> Recorded data:
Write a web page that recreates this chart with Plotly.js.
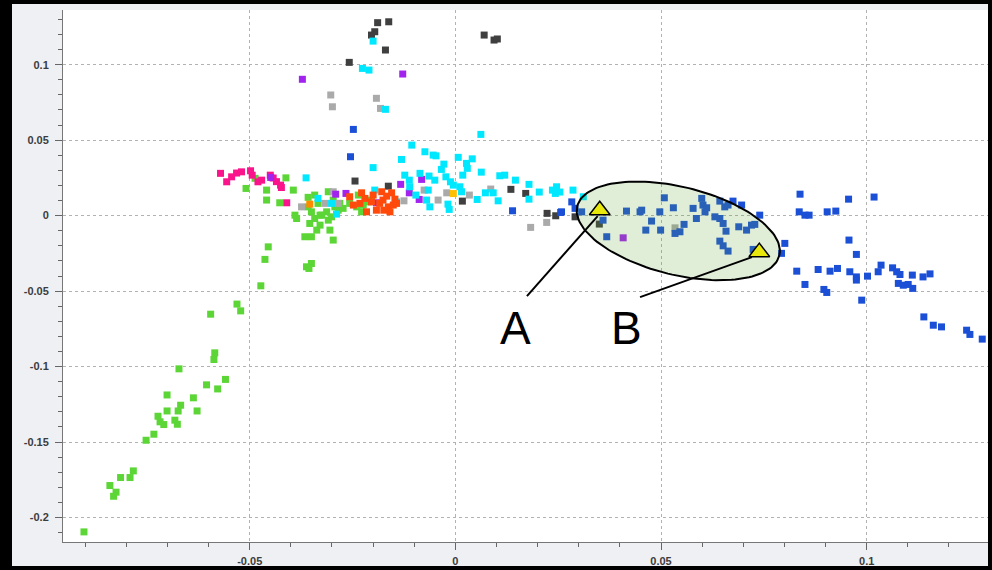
<!DOCTYPE html>
<html><head><meta charset="utf-8">
<script src="https://cdn.plot.ly/plotly-3.0.1.min.js"></script>
<style>
html,body{margin:0;padding:0;background:#000;width:992px;height:570px;overflow:hidden}
#chart{position:absolute;left:12px;top:4px;width:976px;height:562px}
</style></head><body><div id="chart"></div>
<script>
// ---- data ----
const greenX = [-0.0509,-0.0487,-0.0459,-0.0459,-0.0427,-0.0412,-0.0394,-0.0358,-0.0390,-0.0386,-0.0358,-0.0350,-0.0342,-0.0354,-0.0366,-0.0350,-0.0309,-0.0305,-0.0297,-0.0455,-0.0334,-0.0313,-0.0329,-0.0309,-0.0463,-0.0362,-0.0350,-0.0356,-0.0301,-0.0297,-0.0293,-0.0281,-0.0273,-0.0240,-0.0224,-0.0212,-0.0285,-0.0236,-0.0204,-0.0228,-0.0337,-0.0325,-0.0342,-0.0257,-0.0329,
 -0.0903,-0.0840,-0.0831,-0.0825,-0.0814,-0.0791,-0.0783,-0.0752,-0.0733,-0.0723,-0.0718,-0.0709,-0.0701,-0.0701,-0.0682,-0.0676,-0.0674,-0.0668,-0.0672,-0.0637,-0.0628,-0.0605,-0.0595,-0.0587,-0.0585,-0.0578,-0.0559,-0.0531,-0.0522,-0.0473];
const greenY = [0.0180,0.0247,0.0169,0.0103,0.0085,0.0250,0.0169,0.0121,0.0003,-0.0019,0.0058,0.0025,-0.0019,-0.0052,-0.0140,-0.0140,-0.0030,-0.0096,-0.0162,-0.0207,0.0081,0.0025,-0.0063,0.0158,-0.0290,-0.0339,-0.0317,-0.0350,-0.0008,0.0103,0.0058,0.0081,0.0048,0.0058,0.0070,0.0091,0.0036,0.0136,0.0103,0.0025,-0.0096,0.0003,0.0136,0.0081,0.0003,
 -0.2095,-0.1788,-0.1859,-0.1832,-0.1735,-0.1735,-0.1691,-0.1488,-0.1448,-0.1329,-0.1366,-0.1384,-0.1188,-0.1294,-0.1355,-0.1382,-0.1294,-0.1256,-0.1015,-0.1207,-0.1294,-0.1121,-0.0653,-0.0953,-0.0909,-0.1148,-0.1085,-0.0586,-0.0631,-0.0465];

const pinkX = [-0.0571,-0.0556,-0.0544,-0.0532,-0.0520,-0.0498,-0.0494,-0.0480,-0.0471,-0.0450,-0.0443,-0.0435,-0.0425,-0.0423,-0.0410];
const pinkY = [0.0280,0.0224,0.0257,0.0282,0.0290,0.0297,0.0268,0.0224,0.0235,0.0268,0.0249,0.0225,0.0202,0.0186,0.0085];

const darkGrayX = [-0.0189,-0.0162,-0.0196,-0.0204,-0.0170,-0.0258,0.0070,0.0094,0.0102,-0.0244,-0.0163,0.0017,0.0135,0.0171,0.0223,0.0244,0.0291,0.0350];
const darkGrayY = [0.1278,0.1284,0.1218,0.1196,0.1097,0.1015,0.1196,0.1163,0.1170,0.0229,0.0195,0.0096,0.0174,0.0147,0.0015,-0.0001,-0.0008,-0.0056];

const lightGrayX = [-0.0303,-0.0299,-0.0192,-0.0182,-0.0076,-0.0042,-0.0021,0.0034,0.0086,-0.0125,0.0183,0.0222,0.0534,-0.0374,-0.0317,-0.0297,-0.0285];
const lightGrayY = [0.0799,0.0721,0.0777,0.0710,0.0169,0.0103,0.0151,0.0136,0.0176,0.0098,-0.0078,-0.0045,-0.0081,0.0058,0.0081,0.0158,0.0081];

const purpleX = [-0.0372,-0.0128,-0.0082,-0.0133,-0.0112,-0.0088,0.0408,-0.0449,-0.0291,-0.0266,-0.0192];
const purpleY = [0.0903,0.0938,0.0240,0.0207,0.0151,0.0107,-0.0147,0.0253,0.0142,0.0147,0.0085];

const redX = [-0.0257,-0.0248,-0.0232,-0.0228,-0.0220,-0.0216,-0.0204,-0.0200,-0.0192,-0.0184,-0.0176,-0.0179,-0.0167,-0.0163,-0.0159,-0.0155,-0.0151,-0.0147,-0.0143,-0.0174];
const redY = [0.0125,0.0070,0.0081,0.0151,0.0114,0.0025,0.0091,0.0136,0.0036,0.0081,0.0103,0.0158,0.0129,0.0058,0.0025,0.0151,0.0070,0.0109,0.0081,0.0036];

const orangeX = [-0.0354];
const orangeY = [0.0076];

const yellowX = [-0.0005];
const yellowY = [0.0146];

const cyanX = [-0.0200,-0.0226,-0.0210,-0.0170,0.0062,-0.0106,-0.0074,-0.0054,-0.0047,-0.0131,-0.0200,0.0007,0.0041,0.0027,0.0029,0.0018,0.0063,-0.0028,-0.0034,-0.0123,-0.0112,-0.0111,-0.0086,-0.0064,-0.0023,-0.0012,-0.0005,0.0011,0.0015,-0.0096,-0.0143,-0.0070,-0.0062,-0.0018,-0.0015,0.0053,0.0073,0.0092,0.0104,0.0108,0.0120,0.0146,0.0179,0.0179,0.0204,0.0236,0.0246,0.0254,0.0243,0.0286,-0.0363,-0.0334,-0.0301,-0.0289,-0.0196,-0.0066,-0.0050,0.0311];
const cyanY = [0.1156,0.0975,0.0964,0.0704,0.0538,0.0467,0.0423,0.0401,0.0396,0.0372,0.0318,0.0386,0.0376,0.0346,0.0313,0.0268,0.0288,0.0341,0.0306,0.0268,0.0235,0.0191,0.0280,0.0262,0.0257,0.0224,0.0202,0.0191,0.0158,0.0136,0.0091,0.0103,0.0058,0.0076,0.0041,0.0107,0.0151,0.0151,0.0098,0.0264,0.0268,0.0235,0.0207,0.0109,0.0156,0.0169,0.0191,0.0156,0.0147,0.0169,0.0250,0.0114,0.0081,0.0010,0.0169,0.0169,0.0235,0.0125];

const blueX = [0.0258,0.0283,0.0291,0.0307,0.0359,0.0368,0.0416,0.0449,0.0453,0.0477,0.0463,0.0497,0.0499,0.0508,0.0530,0.0534,0.0546,0.0556,0.0578,0.0586,0.0599,0.0602,0.0607,0.0611,0.0643,0.0655,0.0663,0.0675,0.0696,0.0631,0.0643,0.0651,0.0658,0.0643,0.0651,0.0663,0.0689,0.0708,0.0720,0.0728,0.0740,0.0724,0.0801,0.0793,0.0830,0.0838,0.0836,0.0850,0.0860,0.0904,0.0925,0.0956,0.1018,0.0957,0.0975,0.0850,0.0882,0.0911,0.0929,0.0896,0.0903,0.0959,0.0975,0.0975,0.1002,0.0988,0.1028,0.1035,0.1063,0.1073,0.1081,0.1111,0.1137,0.1154,0.1077,0.1089,0.1101,0.1112,0.1139,0.1162,0.1182,0.1243,0.1251,0.1281,0.0139,0.0256,-0.0248,-0.0255];
const blueY = [0.0025,0.0091,0.0048,0.0025,-0.0030,-0.0140,0.0030,0.0025,0.0036,-0.0036,-0.0096,0.0025,-0.0096,0.0118,0.0052,-0.0118,-0.0107,-0.0058,0.0048,-0.0019,0.0114,0.0070,0.0025,0.0052,0.0096,0.0058,0.0070,0.0096,0.0070,-0.0008,-0.0019,-0.0052,-0.0103,-0.0169,-0.0200,-0.0235,-0.0074,-0.0096,-0.0063,-0.0058,0.0003,-0.0224,-0.0184,-0.0250,-0.0368,0.0142,0.0025,0.0003,0.0003,0.0025,0.0030,0.0109,0.0123,-0.0162,-0.0257,-0.0456,-0.0357,-0.0368,-0.0350,-0.0489,-0.0509,-0.0372,-0.0406,-0.0427,-0.0401,-0.0560,-0.0372,-0.0328,-0.0346,-0.0372,-0.0390,-0.0394,-0.0406,-0.0386,-0.0449,-0.0461,-0.0456,-0.0482,-0.0671,-0.0726,-0.0737,-0.0759,-0.0787,-0.0818,0.0032,0.0021,0.0571,0.0390];

const markerLabels = ['A', 'B'];
const markerX = [0.0351, 0.0739];
const markerY = [0.0036, -0.0242];

const xTickVals = [-0.05, 0, 0.05, 0.1];
const xTickText = ['-0.05', '0', '0.05', '0.1'];
const yTickVals = [-0.2, -0.15, -0.1, -0.05, 0, 0.05, 0.1];
const yTickText = ['-0.2', '-0.15', '-0.1', '-0.05', '0', '0.05', '0.1'];

// ---- layout geometry ----
const W = 976, H = 562, M = {l: 51, r: 0, t: 6, b: 24};
const xRange = [-0.0954, 0.1295], yRange = [-0.2162, 0.1362];
const kx = (W - M.l - M.r) / (xRange[1] - xRange[0]);
const ky = (H - M.t - M.b) / (yRange[1] - yRange[0]);

// highlight ellipse (annotation), center in data units, semi-axes in screen px
const ellCenter = [0.0542, -0.0101];
const ellA = 104, ellB = 44, ellAngle = 13.7 * Math.PI / 180;
const ellX = [], ellY = [];
for (let i = 0; i <= 144; i++) {
  const t = 2 * Math.PI * i / 144;
  const dx = ellA * Math.cos(t) * Math.cos(ellAngle) - ellB * Math.sin(t) * Math.sin(ellAngle);
  const dy = ellA * Math.cos(t) * Math.sin(ellAngle) + ellB * Math.sin(t) * Math.cos(ellAngle);
  ellX.push(ellCenter[0] + dx / kx);
  ellY.push(ellCenter[1] - dy / ky);
}

function pts(x, y, color, name) {
  return {type: 'scatter', mode: 'markers', x: x, y: y, name: name, hoverinfo: 'x+y',
    marker: {symbol: 'square', size: 7, color: color, line: {width: 0}}};
}

const traces = [
  pts(greenX, greenY, '#5cd636', 'green'),
  pts(pinkX, pinkY, '#fa148c', 'pink'),
  pts(lightGrayX, lightGrayY, '#aaaaaa', 'light gray'),
  pts(darkGrayX, darkGrayY, '#3f3f3f', 'dark gray'),
  pts(purpleX, purpleY, '#a222ee', 'purple'),
  pts(cyanX, cyanY, '#00e8ff', 'cyan'),
  pts(redX, redY, '#ff4a0c', 'red'),
  pts(orangeX, orangeY, '#ff8a00', 'orange'),
  pts(yellowX, yellowY, '#ffc000', 'yellow'),
  pts(blueX, blueY, '#1a4fd6', 'blue'),
  {type: 'scatter', mode: 'lines', x: ellX, y: ellY, fill: 'toself',
   fillcolor: 'rgba(100,170,60,0.2)', line: {color: '#000', width: 2}, hoverinfo: 'skip'},
  {type: 'scatter', mode: 'markers', x: markerX, y: markerY, text: markerLabels, hoverinfo: 'text',
   marker: {symbol: 'triangle-up', size: 18, color: '#e8e80c', line: {color: '#000', width: 1.5}}}
];

const axisCommon = {
  showline: true, linecolor: '#777', linewidth: 1, mirror: false,
  showgrid: true, gridcolor: '#b2b2b2', griddash: 'dot', gridwidth: 1,
  zeroline: false, ticks: 'outside', ticklen: 7, tickcolor: '#666', tickwidth: 1,
  tickmode: 'array', fixedrange: true,
  tickfont: {family: 'Liberation Sans, Arial, sans-serif', size: 11, color: '#3c3c3c', weight: 'bold'},
  minor: {tickmode: 'linear', tick0: 0, dtick: 0.01, ticks: 'outside', ticklen: 4, tickcolor: '#666', showgrid: false}
};

const layout = {
  width: W, height: H, margin: M, showlegend: false,
  paper_bgcolor: '#eef0f4', plot_bgcolor: '#ffffff',
  xaxis: Object.assign({}, axisCommon, {range: xRange, tickvals: xTickVals, ticktext: xTickText, ticklabelstandoff: 2}),
  yaxis: Object.assign({}, axisCommon, {range: yRange, tickvals: yTickVals, ticktext: yTickText, ticklabelstandoff: 4}),
  shapes: [
    {type: 'line', xref: 'x', yref: 'y', x0: 0.0346, y0: -0.0003, x1: 0.0174, y1: -0.0533, line: {color: '#000', width: 2}},
    {type: 'line', xref: 'x', yref: 'y', x0: 0.0721, y0: -0.0275, x1: 0.0449, y1: -0.0540, line: {color: '#000', width: 2}}
  ],
  annotations: [
    {x: 0.0145, y: -0.0746, xref: 'x', yref: 'y', text: markerLabels[0], showarrow: false,
     font: {family: 'Liberation Sans, Arial, sans-serif', size: 46, color: '#000'}},
    {x: 0.0417, y: -0.0746, xref: 'x', yref: 'y', text: markerLabels[1], showarrow: false,
     font: {family: 'Liberation Sans, Arial, sans-serif', size: 46, color: '#000'}}
  ]
};

Plotly.newPlot('chart', traces, layout, {displayModeBar: false, staticPlot: true});
</script>
</body></html>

> Directive: Your task is to pick out every line with the string "chart" and copy it.

> Reply to the task:
Write a web page that recreates this chart with Plotly.js.
#chart{position:absolute;left:12px;top:4px;width:976px;height:562px}
</style></head><body><div id="chart"></div>
Plotly.newPlot('chart', traces, layout, {displayModeBar: false, staticPlot: true});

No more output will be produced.